Prof. Eli Yablonovitch received his PhD in Applied Physics from Harvard University in 1972. He has worked at Bell Telephone Laboratories, Exxon and Bell Communications Research, where he was Director of Solid-State Physics Research and began his work in photonic crystals. Before joining the University of California, Berkeley in 2007, where he is currently James & Katherine Lau Chair in Engineering, Prof. Yablonovitch had also taught at Harvard University and the University of California, Los Angeles. He was awarded a Doctor of Engineering honoris causa from the Hong Kong University of Science and Technology in 2011.

Prof. Yablonovitch's work has covered a broad variety of topics: nonlinear optics, laser-plasma interaction, infrared laser chemistry, photovoltaic energy conversion, strained-quantum-well lasers, and chemical modification of semiconductor surfaces. Currently his main interests are in optoelectronics, high speed optical communications, high efficiency light-emitting diodes and nano-cavity lasers, photonic crystals at optical and microwave frequencies, quantum computing and quantum communication.

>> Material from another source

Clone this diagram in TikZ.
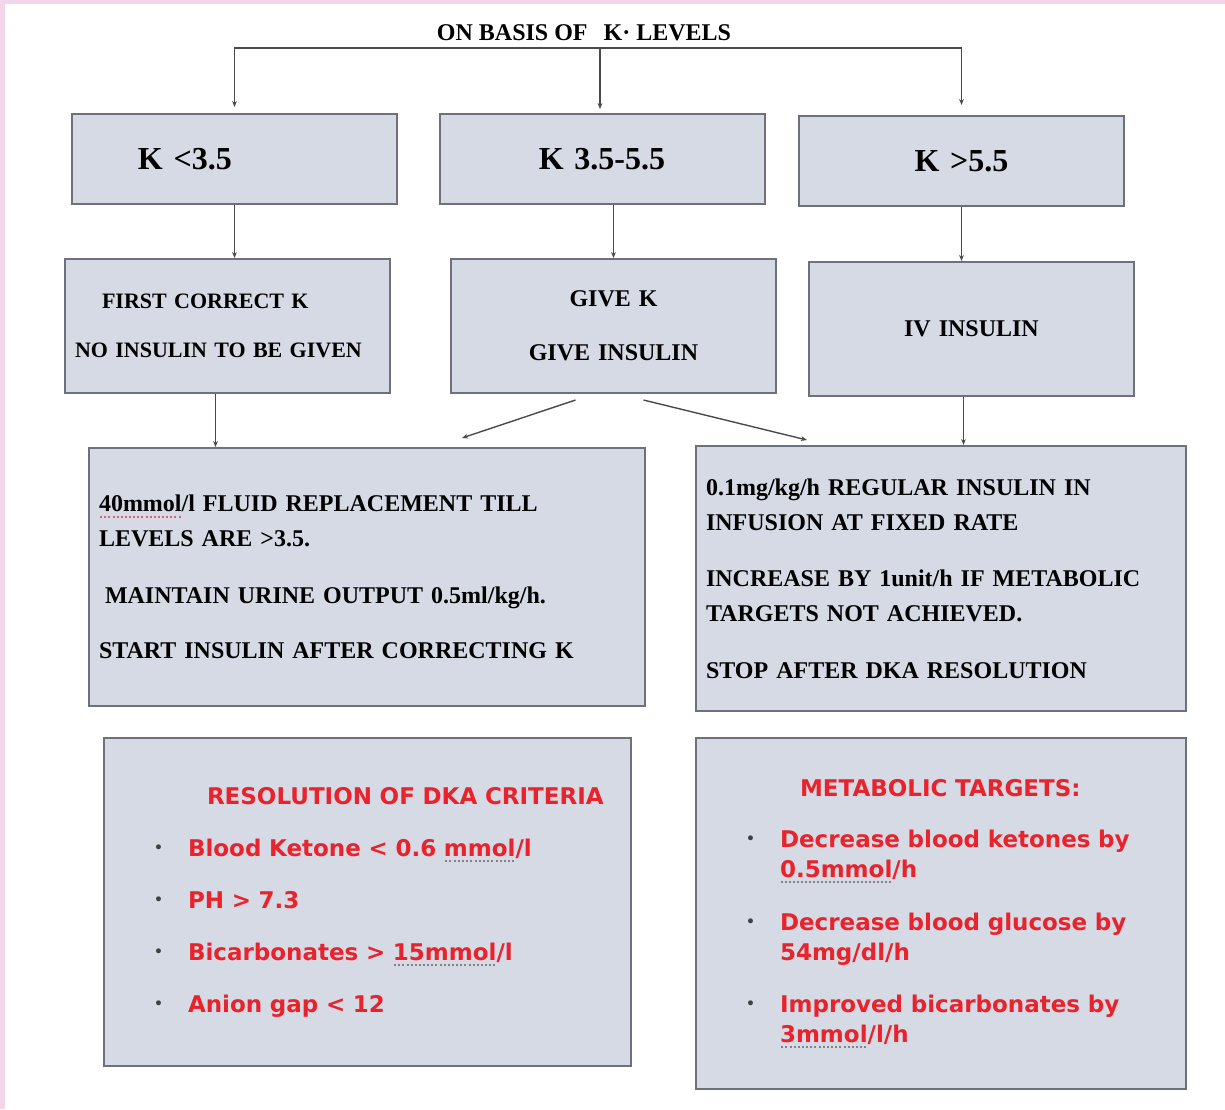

Prof. Yablonovitch was elected Member of the US National Academy of Engineering, the US National Academy of Sciences and the Royal Society of London (foreign member). He is also a Fellow of the Institute of Electrical and Electronics Engineers (IEEE), the Optical Society of America, the American Physical Society, the American Academy of Arts and Sciences, and the US National Academy of Inventors. He has been awarded the Frederic Ives Medal/Jarus W. Quinn Prize (2019), the Benjamin Franklin Medal in Electrical Engineering (2019), the IEEE Edison Medal (2018) and Photonics Award (2012), the William R. Cherry Award (2017), the Oliver E. Buckley Condensed Matter Physics Prize (2016), the Isaac Newton Medal (2015), the Harvey Prize (2012), the Julius Springer Prize for Applied Physics (2001), the Institution of Engineering and Technology Mountbatten Medal (2010), the R.W. Wood Prize (1996), the William Streifer Scientific Achievement Award (1993) and the Adolph Lomb Medal (1978).